One major attribute that influences my performance or connecting to people is communication. It is like the backbone of autism. It plays such a huge role on and off line. My brain is overloaded as it is with all the rules I need to remember. I stick to the rules that I can follow and it is not the ‘norm’, it’s controlled and I don’t feel I am being rude but maybe I am being very rigid and not flexible with my thinking but then again that is an effect of my autism interfering it’s ugly head.
It would be wonderful to have someone to connect with but I don’t feel it is important right now but maybe next week I may different about the whole thing. But sadly autism is selfish and it hinders you. It never leaves you or lets you forget that there is a big influence there right in your brain controlling your interpretations on everything that you are exposed to. It really sucks at times but other times it is the fuel that keeps my fire burning inside of me.
OK, I have bitched and have been a moany cow so I am going to focus on a positive here. People aren’t aware of how much I have come along in my improvements in myself. Blogging has given me a voice to express whatever I feel I want to share. When I am having a meltdown it has been a tool to distract me from all the things going one and stops me getting overloaded when I can simply focus on just writing. It has calmed me when I have been so angry I have wanted to explode. It has helped me to understand myself who I am and try to take on board other people’s perspective (which is a real struggle at the best of times). It has taught me on a basic level how to have simple conversations and it further help me develop as a person with autism.

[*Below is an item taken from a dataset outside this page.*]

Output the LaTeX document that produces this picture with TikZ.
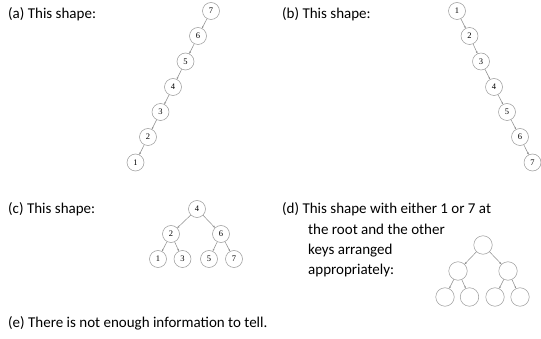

So, what is the point of this ramble, well I am just trying to find away to accept me with my disability. I want others to understand particularly what it is like for female adults with autism.
Who knew blogging would be such a learning journey to think about yourself and where you are in the pecking order even though I don’t really know what I want. I think if I look internally I want to feel accepted from others, though I don’t know whether that will ever happen. Maybe I just feel really lonely and a bit sad today when I see others in the world can just make friends and excel verbally. I seem to fall over at the first hurdle. It is hard as blogging is so social and if you want to grow networking is crucial I feel.
For me personally most of the time I go about my days winging it and trying to keep my head above water whilst others speed pass by me.
That my readers is what my personal take is of an autistic blogger in a social climate in the blog world.